AGUA LA BOCA: CARAMELITO DE TODAS MIS MIELES
Siendo ortoréxicamente (*) muy incorrecta y nutricionalmente muy incómoda, debo declarar que: de entre todos los sabores del mundo, es el dulce el sabor de la victoria.
Todo lo dulce es una dicha, la promesa final de una comida, el premio universal de los niños buenos y el refugio favorito de cualquiera en un día gris. Nuestro corazón tiene una gran debilidad por la dulzura; con ella cerramos el año o rellenamos una piñata, seducimos a quien cortejamos y contentamos a quienes ofendimos.
Lo dulce, como el amor, vuelve valioso todo aquello que en él se sumerge, resaltando los valores de aquello que ha enriquecido, tal como sucede con un limón cristalizado en azúcar o un amargo grano de café tostado cubierto de chocolate, pudiera ser que la dulce o ácida manera de decir las cosas no cambie su esencia, pero sí el modo con el que las encaramos.

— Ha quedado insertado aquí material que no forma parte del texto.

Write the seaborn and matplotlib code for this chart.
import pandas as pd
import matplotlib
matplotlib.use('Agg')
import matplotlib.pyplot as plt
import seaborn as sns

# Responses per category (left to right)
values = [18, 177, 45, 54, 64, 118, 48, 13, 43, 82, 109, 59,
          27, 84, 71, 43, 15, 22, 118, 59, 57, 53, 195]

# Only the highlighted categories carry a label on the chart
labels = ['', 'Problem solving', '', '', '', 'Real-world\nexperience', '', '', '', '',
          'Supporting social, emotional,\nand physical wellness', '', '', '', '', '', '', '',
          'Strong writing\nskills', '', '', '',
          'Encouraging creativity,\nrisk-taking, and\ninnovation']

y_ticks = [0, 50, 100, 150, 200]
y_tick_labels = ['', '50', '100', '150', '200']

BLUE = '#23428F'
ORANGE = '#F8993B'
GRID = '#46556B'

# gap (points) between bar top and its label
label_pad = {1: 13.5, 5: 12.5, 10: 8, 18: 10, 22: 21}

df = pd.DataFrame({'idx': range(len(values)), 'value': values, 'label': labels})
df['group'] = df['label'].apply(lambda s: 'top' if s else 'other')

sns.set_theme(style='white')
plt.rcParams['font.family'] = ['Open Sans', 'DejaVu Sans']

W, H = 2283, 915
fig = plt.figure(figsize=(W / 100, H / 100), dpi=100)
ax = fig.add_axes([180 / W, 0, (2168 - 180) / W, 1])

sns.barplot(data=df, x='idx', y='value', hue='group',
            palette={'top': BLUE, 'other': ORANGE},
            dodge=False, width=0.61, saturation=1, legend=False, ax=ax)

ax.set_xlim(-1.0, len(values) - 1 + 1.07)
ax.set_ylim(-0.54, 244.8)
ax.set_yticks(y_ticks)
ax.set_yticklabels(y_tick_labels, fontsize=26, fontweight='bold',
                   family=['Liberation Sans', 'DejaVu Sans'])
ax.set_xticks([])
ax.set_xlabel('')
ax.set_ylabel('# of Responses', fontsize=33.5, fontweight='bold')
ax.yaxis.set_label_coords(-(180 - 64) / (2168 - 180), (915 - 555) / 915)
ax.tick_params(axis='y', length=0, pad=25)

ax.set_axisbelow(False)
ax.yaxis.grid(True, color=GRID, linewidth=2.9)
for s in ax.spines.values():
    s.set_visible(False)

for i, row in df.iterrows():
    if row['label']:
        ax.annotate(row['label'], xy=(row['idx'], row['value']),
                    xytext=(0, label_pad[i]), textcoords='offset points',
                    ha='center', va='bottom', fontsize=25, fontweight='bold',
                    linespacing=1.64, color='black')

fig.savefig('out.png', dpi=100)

Usamos la idea de dulzura para describir la bondad de una mirada, la suavidad de una caricia y las maneras de las personas amables, bellas, buenas. Los mejores sentimientos del corazón humano son dulces como los ojos de los niños y de los abuelos, como el agua dulce, los dulces sueños y los dulces recuerdos. Lo dulce es sinónimo de bueno… aunque la venganza también es dulce, digamos que es dulcemente mala.
La dulzura es un valor esencial dentro de aquellas soñadas utopías de mundos perfectos. La Tierra Prometida mana leche y miel, decían. Lo dulce es don y promesa en el gran país de Jauja, y el hambre, imposible en ese lugar fantástico en donde los reyes de chocolate poseen castillos con murallas de membrillo, patios de almendrita y torres de turrón, bosques sembrados de barquillos de nieve y cascadas de azúcar granulada…

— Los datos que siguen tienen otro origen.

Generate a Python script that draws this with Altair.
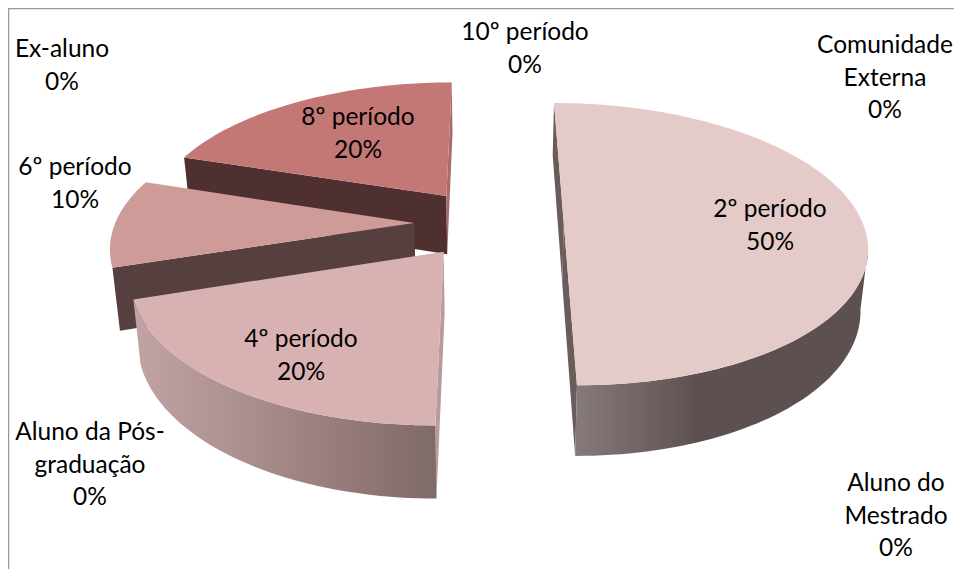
import math
import altair as alt

# ---- chart values ----
LABELS = ["2º período", "4º período", "6º período", "8º período", "10º período",
          "Ex-aluno", "Aluno da Pós-\ngraduação", "Aluno do\nMestrado", "Comunidade\nExterna"]
SHARES = [50, 20, 10, 20, 0, 0, 0, 0, 0]

# ---- styling / layout ----
TOP = {"2º período": "#E5CACA", "4º período": "#D8B2B2", "6º período": "#CF9B99", "8º período": "#C47876"}
CUT0 = {"2º período": "#6B5C5C", "4º período": "#B99B9B", "6º período": "#563F3F", "8º período": "#4F3031"}
CUT1 = {"2º período": "#6B5C5C", "8º período": "#A86C6C"}
WALL = {
    "2º período": [(0, "#877A7A"), (0.15, "#786B6B"), (0.42, "#5D5050"), (1, "#5D5050")],
    "4º período": [(0, "#C2A3A3"), (0.45, "#A68A8A"), (0.75, "#937777"), (1, "#7E6A6A")],
}
# centre x and centre y of the first line of each label
LABEL_POS = {
    "2º período": (770, 210), "4º período": (301, 340), "6º período": (75, 168), "8º período": (358, 118),
    "10º período": (525, 33), "Ex-aluno": (62, 50), "Aluno da Pós-\ngraduação": (90, 433),
    "Aluno do\nMestrado": (896, 484), "Comunidade\nExterna": (885, 46),
}
PAGE = 8
X0, Y0, R, S, K = 489, 223, 299, 138, 0.15
EXPLODE, DEPTH, CONVERGE = 0.25, 60, 0.98
WALL_FROM = 100  # angle where the rim turns away from the viewer


def top_pt(u, v):
    w = 1 + K * v
    return (X0 + R * u / w - PAGE, Y0 - S * v / w - PAGE)


def low_pt(u, v):
    w = 1 + K * v
    return (X0 + CONVERGE * R * u / w - PAGE, Y0 - S * v / w + DEPTH / w - PAGE)


def rim(a, b, t0, t1, fn):
    n = max(2, int((t1 - t0) / 1.5))
    pts = []
    for i in range(n + 1):
        t = math.radians(t0 + (t1 - t0) * i / n)
        pts.append(fn(a + math.sin(t), b + math.cos(t)))
    return pts


def shape(pts, fill):
    ring = [list(p) for p in pts] + [list(pts[0])]
    feature = {"type": "Feature", "properties": {},
               "geometry": {"type": "Polygon", "coordinates": [ring]}}
    return (alt.Chart(alt.Data(values=[feature]))
            .mark_geoshape(fill=fill, filled=True, strokeWidth=0)
            .project(type="identity", scale=1, translate=[0, 0]))


wedges = []
start = 0.0
for name, share in zip(LABELS, SHARES):
    sweep = share * 3.6
    if share > 0:
        wedges.append((name, start, start + sweep))
    start += sweep

layers = []
for name, t0, t1 in reversed(wedges):
    mid = math.radians((t0 + t1) / 2)
    a, b = EXPLODE * math.sin(mid), EXPLODE * math.cos(mid)
    if name in CUT0:
        tr = math.radians(t0)
        e = (a + math.sin(tr), b + math.cos(tr))
        layers.append(shape([top_pt(*e), top_pt(a, b), low_pt(a, b), low_pt(*e)], CUT0[name]))
    if name in CUT1:
        tr = math.radians(t1)
        e = (a + math.sin(tr), b + math.cos(tr))
        layers.append(shape([top_pt(*e), top_pt(a, b), low_pt(a, b), low_pt(*e)], CUT1[name]))
    if name in WALL:
        s0, s1 = max(t0, WALL_FROM), t1
        pts = rim(a, b, s0, s1, top_pt) + rim(a, b, s0, s1, low_pt)[::-1]
        grad = alt.Gradient(
            gradient="linear", x1=0, x2=1, y1=0, y2=0,
            stops=[alt.GradientStop(offset=o, color=c) for o, c in WALL[name]],
        )
        layers.append(shape(pts, grad))
    layers.append(shape([top_pt(a, b)] + rim(a, b, t0, t1, top_pt), TOP[name]))

text_rows = [
    {"label": f"{n}\n{s}%", "x": LABEL_POS[n][0] - PAGE, "y": LABEL_POS[n][1] - PAGE}
    for n, s in zip(LABELS, SHARES)
]
labels = (alt.Chart(alt.Data(values=text_rows))
          .mark_text(font="Lato", fontSize=24.5, color="#000000", lineBreak="\n", lineHeight=32.5,
                     align="center", baseline="middle")
          .encode(x=alt.X("x:Q", scale=None), y=alt.Y("y:Q", scale=None), text="label:N"))

frame_top = alt.Chart(alt.Data(values=[{"a": 0}])).mark_rule(color="#999999", strokeWidth=1.5).encode(
    x=alt.value(0), x2=alt.value(946), y=alt.value(0.5))
frame_left = alt.Chart(alt.Data(values=[{"a": 0}])).mark_rule(color="#999999", strokeWidth=1.5).encode(
    x=alt.value(0.5), y=alt.value(0), y2=alt.value(561))

chart = (alt.layer(frame_top, frame_left, *layers, labels)
         .properties(width=946, height=561, padding=0, background="white",
                     autosize=alt.AutoSizeParams(type="none"))
         .configure_view(strokeWidth=0))
chart.save("out.html", embed_options={"renderer": "svg", "actions": False})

Nada más seductor que las ilustraciones de los cuentos infantiles como Hansel y Gretel. Cuántos de nosotros no seguimos cayendo en sus encantadoras páginas, y es que pensar en una casita de caramelo con gomitas de colores en el jardín y cristales de azúcar en las ventanas es la trampa perfecta; cualquiera de nosotros dejaría de lado todo recelo para ir a zamparnos alegremente un pedazo de tejado sin pensar en nada más que en aquel goce tremendo derritiéndose en la boca.
En un mundo mucho mejor planteado que el nuestro, la infancia de todos debería ser dulce, transcurrir entre juegos y cuentos, piñatas llenas de fruta y caramelos, pasteles de cumpleaños, globos y malvaviscos, porque el dulce es alegría pura, premio, consuelo y regocijo. El dulce es regalo y es fiesta. Es día del niño y de los enamorados, es calaverita de muertos y colación de posadas; bastones de menta y tiritas de regaliz. Es la sutil e inasible nube rosada de un algodón de feria que desaparece en la lengua de quien lo toca, dejando solo una pequeña gota coloradita en la comisura de la memoria.
Si bien no hay duda de que a nadie le amarga un dulce aunque tenga otro en la boca, lo cierto es que en los peores tiempos, un poco de azúcar puede ayudarnos a pasar los tragos más amargos. Ligeramente banal, el dulce es jubiloso, divertido, espontáneo y contundentemente optimista.
El dulce, más que una golosina, es un estado del alma.
*Ortorexia nerviosa - Trastorno alimentario consistente en la obsesión enfermiza por el consumo de alimentos saludables.